Burberry has posted a rise in underlying pre-tax profits but has lowered its profit guidance for next year due to foreign exchange movements.

  • Underlying revenues and profits up at Burberry
  • Exchange rate movements significantly lower revenues and profits
  • Luxury retailer is also seeing increased uncertainty in some markets

Adjusted pre-tax profit rose 7% on an underlying basis to £456m before for the year ending March 31, but were down 1% when foreign exchange movements were taken into account.

Revenues during the period increased 11% on an underlying basis to £2.52bn during the period.

Exchange rates during the financial year reduced reported revenue by £72m and adjusted pre-tax profit by £38m.

Burberry chief creative and chief executive officer Christopher Bailey said: “Against a challenging external backdrop, our global team has focused ever more intensely on our core, including celebrating the British made products that are our brand signature and extending our online and offline integration.

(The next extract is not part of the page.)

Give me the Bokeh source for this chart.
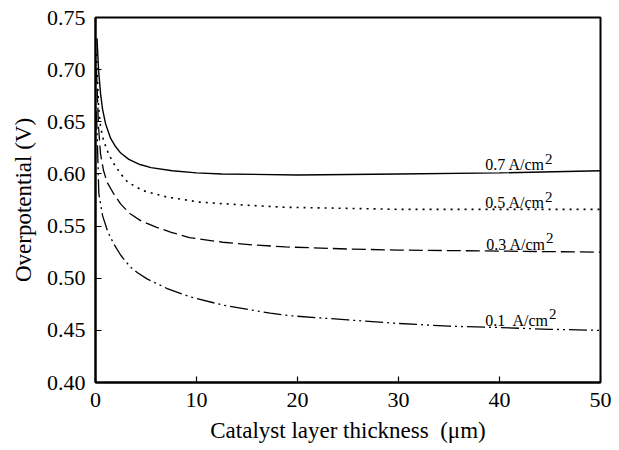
from bokeh.plotting import figure
from bokeh.models import Range1d, FixedTicker, PrintfTickFormatter, ColumnDataSource
from bokeh.core.properties import value
from bokeh.embed import file_html
from bokeh.resources import INLINE

# ---- data ----
x_07 = [0.15, 0.3, 0.5, 0.7, 1.0, 1.5, 2.0, 2.5, 3.3, 4.4, 5.5, 7.6, 10, 12.5, 20, 30, 40, 50]
y_07 = [0.730, 0.700, 0.677, 0.662, 0.648, 0.634, 0.626, 0.620, 0.614, 0.609, 0.606, 0.603, 0.601, 0.600, 0.599, 0.600, 0.601, 0.603]

x_05 = [0.1, 0.3, 0.5, 0.8, 1.3, 1.8, 2.5, 3.2, 4.7, 7, 10.3, 14.9, 18.8, 25, 30, 40, 50]
y_05 = [0.715, 0.665, 0.645, 0.632, 0.619, 0.610, 0.600, 0.592, 0.584, 0.578, 0.573, 0.570, 0.568, 0.567, 0.566, 0.566, 0.566]

x_03 = [0.1, 0.3, 0.5, 0.8, 1.15, 1.8, 2.5, 3.4, 4.5, 6, 7.5, 9.3, 12.6, 15.5, 18.8, 25, 30, 40, 50]
y_03 = [0.700, 0.645, 0.619, 0.603, 0.592, 0.581, 0.571, 0.562, 0.555, 0.549, 0.544, 0.539, 0.5345, 0.532, 0.530, 0.528, 0.527, 0.526, 0.525]

x_01 = [0.1, 0.33, 0.7, 1.2, 1.8, 2.5, 3.46, 4.2, 5.1, 7.1, 9.4, 12.7, 17.3, 19.3, 25, 30, 35, 40, 45, 50]
y_01 = [0.660, 0.581, 0.560, 0.545, 0.533, 0.522, 0.5106, 0.505, 0.4994, 0.490, 0.482, 0.474, 0.4665, 0.464, 0.460, 0.4566, 0.454, 0.4527, 0.451, 0.450]

label_texts = ["0.7 A/cm", "0.5 A/cm", "0.3 A/cm", "0.1\u00a0 A/cm"]
label_x = [38.6, 38.6, 38.7, 38.6]
label_y = [0.609, 0.5725, 0.5325, 0.4595]
sup_x = [44.5, 44.5, 44.6, 44.9]

x_ticks = [0, 10, 20, 30, 40, 50]
y_ticks = [0.40, 0.45, 0.50, 0.55, 0.60, 0.65, 0.70, 0.75]

FONT = "Liberation Serif"

p = figure(width=619, height=450, output_backend="svg", toolbar_location=None,
           x_range=Range1d(0, 50), y_range=Range1d(0.40, 0.75),
           min_border_left=95, min_border_right=19, min_border_top=17, min_border_bottom=68)
p.background_fill_color = "white"
p.border_fill_color = "white"
p.outline_line_color = "black"
p.outline_line_width = 2
p.grid.visible = False

p.line(x_07, y_07, line_color="black", line_width=1.4)
p.line(x_05, y_05, line_color="black", line_width=1.6, line_dash="2 5")
p.line(x_03, y_03, line_color="black", line_width=1.3, line_dash="14 5")
p.line(x_01, y_01, line_color="black", line_width=1.3, line_dash="18 4 2 4 2 4")

src = ColumnDataSource(dict(x=label_x, y=label_y, t=label_texts, sx=sup_x))
p.text(x="x", y="y", text="t", source=src, text_font=value(FONT), text_font_size="16px",
       text_baseline="alphabetic", text_align="left", text_color="black")
p.text(x="sx", y="y", text=value("2"), source=src, text_font=value(FONT), text_font_size="15px",
       text_baseline="alphabetic", text_align="left", text_color="black", y_offset=-6)

for ax in (p.xaxis[0], p.yaxis[0]):
    ax.axis_line_width = 2
    ax.axis_line_color = "black"
    ax.major_tick_in = 6
    ax.major_tick_out = 0
    ax.major_tick_line_width = 1.2
    ax.minor_tick_line_color = None
    ax.major_label_text_font = FONT
    ax.major_label_text_font_size = "22px"
    ax.major_label_text_color = "black"
    ax.axis_label_text_font = FONT
    ax.axis_label_text_font_size = "23px"
    ax.axis_label_text_font_style = "normal"
    ax.axis_label_text_color = "black"

p.xaxis[0].ticker = FixedTicker(ticks=x_ticks)
p.yaxis[0].ticker = FixedTicker(ticks=y_ticks)
p.yaxis[0].formatter = PrintfTickFormatter(format="%.2f")
p.xaxis[0].axis_label = "Catalyst layer thickness\u00a0 (\u03bcm)"
p.yaxis[0].axis_label = "Overpotential (V)"
p.xaxis[0].major_label_standoff = 10
p.yaxis[0].major_label_standoff = 10
p.xaxis[0].axis_label_standoff = 8
p.yaxis[0].axis_label_standoff = 8

open("out.html", "w").write(file_html(p, INLINE))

“At this early stage of the year, we are seeing increased uncertainty in some markets. Against this background, we will continue to manage our business dynamically - capitalising on the significant opportunities we have by channel, region and product to create long-term shareholder value.”

Burberry reports that if exchange rates remain at current levels its profits for the 2016 financail year will be £40m lower than the guidance it gave at its second half trading update in April.

The retailer struggled in its high margin market Hong Kong after it recorded a fall in spend from Chinese customers in the second half of the year due to protests.

However, the fall was “more than offset” by growth in EMEIA and other parts of Asia Pacific and the Americas.